I replied that I don't believe this to be the case. (See there.) But here, in this followup post, I would like to explore this idea further. What do we consider "tracing back lineage?"
Korach is Korach ben Yitzhar ben Kehat ben Levi. There is no gap in generations, so it seems as if we are simply recounting ben achar ben all the way up. In which case it is somewhat strange to stop one short.
Looking at the Maharal in Gur Aryeh, we have:
"And it does not mention 'son of Yaakov'."And if you will say that it does not need so write 'son of Yaakov' for in every place it only mentions the lineage until the tribe, and from then on, it is known by itself, so why is it necessary to write further?
And he goes on to analyze and suggest.
However, I do not agree that this lineage throughout Torah proves anything. What seems to be almost unique about Korach is that as a person, he is introduced as A ben B ben C ben D. This is not the same as a genealogy. In a genealogy, we work from the top down. Start from Reuven, and say his sons, and their sons, and so on. But this is no genealogy, in a genealogical section. Within a narrative section, when introducing a person, the pattern is A ben B, or perhaps A ben B of the tribe of Z.
Look for example at that very pasuk with Korach. How are Datan and Aviram's genealogy? How is that of On ben Pelet?
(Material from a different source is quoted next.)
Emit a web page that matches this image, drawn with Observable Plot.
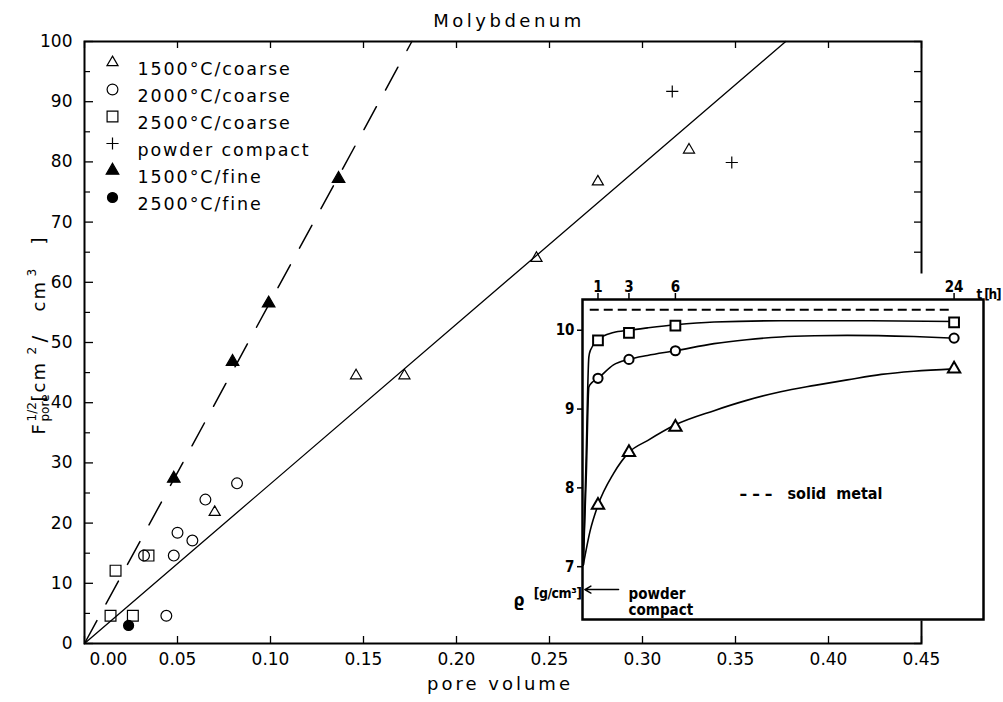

|א וַיִּקַּח קֹרַח, בֶּן-יִצְהָר בֶּן-קְהָת בֶּן-לֵוִי; וְדָתָן וַאֲבִירָם בְּנֵי אֱלִיאָב, וְאוֹן בֶּן-פֶּלֶת--בְּנֵי רְאוּבֵן.||1 Now Korah, the son of Izhar, the son of Kohath, the son of Levi, with Dathan and Abiram, the sons of Eliab, and On, the son of Peleth, sons of Reuben, took men;|
Meanwhile, Datan and Aviram are brothers, but it is Datan ben Aliav ben Reuven. That is A ben B, son of tribe_name. Eliav was not one of the sons of Reuven. Rather, he was the son of Pallu, who in turn was the son of Reuven. So we are not enumerating every single generation, and so there is no sudden stop at Reuven. Reuven is the tribal affiliation in this instance.
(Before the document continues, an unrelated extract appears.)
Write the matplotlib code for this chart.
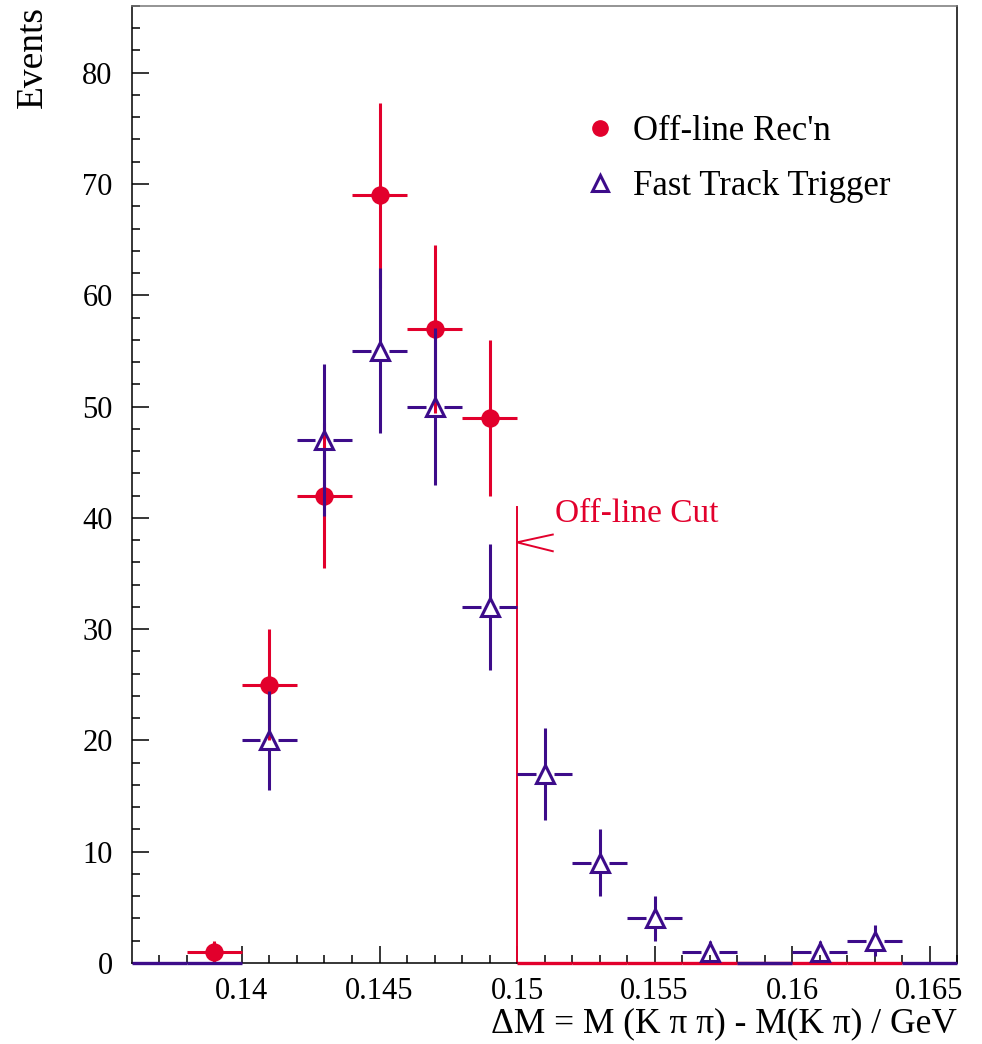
import numpy as np
import matplotlib.pyplot as plt

# bin centres (bin width 0.002 GeV)
bin_centers = [0.137, 0.139, 0.141, 0.143, 0.145, 0.147, 0.149, 0.151,
               0.153, 0.155, 0.157, 0.159, 0.161, 0.163, 0.165]
bin_width = 0.002

# event counts (None = bin not drawn)
offline = [None, 1, 25, 42, 69, 57, 49, 0, 0, 0, 0, 0, 0, 0, None]
ftt = [0, 0, 20, 47, 55, 50, 32, 17, 9, 4, 1, 0, 1, 2, 0]

cut_value = 0.15
cut_height = 41

red = '#e2002c'
purple = '#3d0c8a'

plt.rcParams['font.family'] = ['Liberation Serif', 'DejaVu Serif']

fig = plt.figure(figsize=(9.82, 10.44), dpi=100)
ax = fig.add_axes([0.1344, 0.0776, 0.8402, 0.9167])
xmin, xmax, ymin, ymax = 0.136, 0.166, 0, 86
ax.set_xlim(xmin, xmax)
ax.set_ylim(ymin, ymax)

# pixel -> data conversion for the gaps around hollow markers
ax_w = fig.get_figwidth() * fig.dpi * 0.8402
ax_h = fig.get_figheight() * fig.dpi * 0.9167
dx_px = (xmax - xmin) / ax_w
dy_px = (ymax - ymin) / ax_h


def draw_points(values, color, marker, ms, mfc, gap_px, z):
    for xc, v in zip(bin_centers, values):
        if v is None:
            continue
        lo, hi = xc - bin_width / 2, xc + bin_width / 2
        if v == 0:
            ax.plot([lo, hi], [0, 0], color=color, lw=2.4, zorder=z,
                    clip_on=False, solid_capstyle='butt')
            continue
        err = np.sqrt(v)
        gx = gap_px * dx_px
        gy = gap_px * dy_px
        ax.plot([lo, xc - gx], [v, v], color=color, lw=2.2, zorder=z,
                solid_capstyle='butt')
        ax.plot([xc + gx, hi], [v, v], color=color, lw=2.2, zorder=z,
                solid_capstyle='butt')
        ax.plot([xc, xc], [v - err, v - gy], color=color, lw=2.2, zorder=z,
                solid_capstyle='butt')
        ax.plot([xc, xc], [v + gy, v + err], color=color, lw=2.2, zorder=z,
                solid_capstyle='butt')
        ax.plot([xc], [v], marker=marker, ms=ms, mfc=mfc, mec=color,
                mew=2.2, color=color, zorder=z + 0.5, linestyle='none')


draw_points(offline, red, 'o', 11, red, 0, 3)
draw_points(ftt, purple, '^', 13, 'none', 9, 4)

# off-line cut
ax.plot([cut_value, cut_value], [0, cut_height], color=red, lw=1.4,
        zorder=2, clip_on=False)
ax.plot([cut_value + 0.0013, cut_value, cut_value + 0.0013],
        [38.5, 37.8, 37.0], color=red, lw=1.4, zorder=2)
ax.text(cut_value + 0.00138, 39.6, 'Off-line Cut', color=red, fontsize=24,
        va='baseline', ha='left')

# legend
h1, = ax.plot([], [], marker='o', ms=11, color=red, linestyle='none')
h2, = ax.plot([], [], marker='^', ms=12, mfc='none', mec=purple, mew=2.2,
              linestyle='none')
ax.legend([h1, h2], ["Off-line Rec'n", 'Fast Track Trigger'],
          loc='upper left', bbox_to_anchor=(0.5467, 0.8857), frameon=False,
          fontsize=25, borderpad=0, borderaxespad=0, handlelength=1.0,
          handletextpad=0.43, labelspacing=0.62)

# axes styling, ROOT-like
ax.set_xticks([0.14, 0.145, 0.15, 0.155, 0.16, 0.165])
ax.set_xticklabels(['0.14', '0.145', '0.15', '0.155', '0.16', '0.165'])
ax.set_xticks(np.arange(0.137, 0.1665, 0.001), minor=True)
ax.set_yticks(np.arange(0, 81, 10))
ax.set_yticks(np.arange(0, 87, 2), minor=True)
ax.tick_params(which='both', direction='in', top=False, right=False,
               labelsize=22, width=1.1, color='black')
ax.tick_params(which='major', length=12)
ax.tick_params(which='minor', length=6)
ax.tick_params(axis='x', pad=10)
ax.tick_params(axis='y', pad=14)
for s in ax.spines.values():
    s.set_linewidth(1.1)
ax.spines['top'].set_color('#777777')

ax.set_ylabel('Events', fontsize=27, loc='top')
ax.yaxis.set_label_coords(-0.099, 1.0)
ax.set_xlabel('ΔM = M (K π π) - M(K π) / GeV', fontsize=25.5, loc='right')
ax.xaxis.set_label_coords(1.0, -0.046)

fig.savefig('out.png', dpi=100)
How many instances in all of Tanach -- that is right, forget this claim of all of Torah, but rather all of Tanach -- where we have A son of B son of C son of D son of E son of F son of G son of H son of I son of J son of K son of L and so on and so forth, all the way to one of the 12 brothers?! That is the comparison, not the lineages in general, where indeed you would expect to find this pattern! I would expect that they could be counted on one hand. And so, this pattern, whether or not Yaakov was mentioned, is atypical, and calls out to be darshened. And then the various reasons for darshening I discussed in that post, and in the comments to that post, come into play.
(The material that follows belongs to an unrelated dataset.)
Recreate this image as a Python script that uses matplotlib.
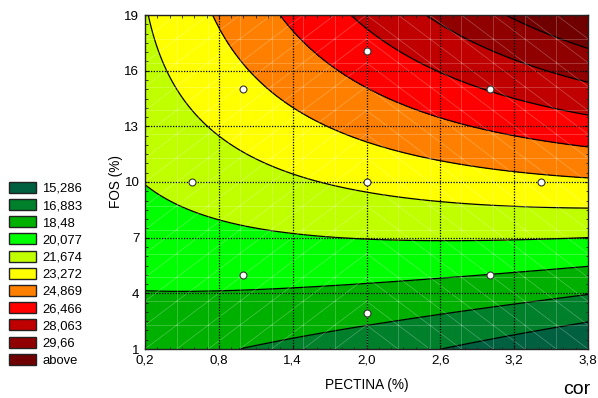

So again, it is not just the stopping at the level of shevet. That seems to be to be a superficial treatment of the style here. And the question of Maharal thus never gets off the ground.
I should note that just there in Divrei Hayamim we have this pattern. On occasion we see Z, Y his son, X his son, W his son, and so on, but I would say it is rather atypical to have the genealogy go in the opposite direction with such comprehension. But in Divrei Hayamim I 6:
and you might have others on occasion, with multiple generations, though not all the way to the shevet. Thus, in perek 9 in Divrei Hayamim I:
|יב וַעֲדָיָה, בֶּן-יְרֹחָם, בֶּן-פַּשְׁחוּר, בֶּן-מַלְכִּיָּה; וּמַעְשַׂי בֶּן-עֲדִיאֵל בֶּן-יַחְזֵרָה בֶּן-מְשֻׁלָּם בֶּן-מְשִׁלֵּמִית, בֶּן-אִמֵּר.||12 and Adaiah the son of Jeroham, the son of Pashhur, the son of Malchijah, and Maasai the son of Adiel, the son of Jahzerah, the son of Meshullam, the son of Meshillemith, the son of Immer;|
This is not the same phenomenon to which Maharal is referring, and even this is atypical and differs from these occasional examples.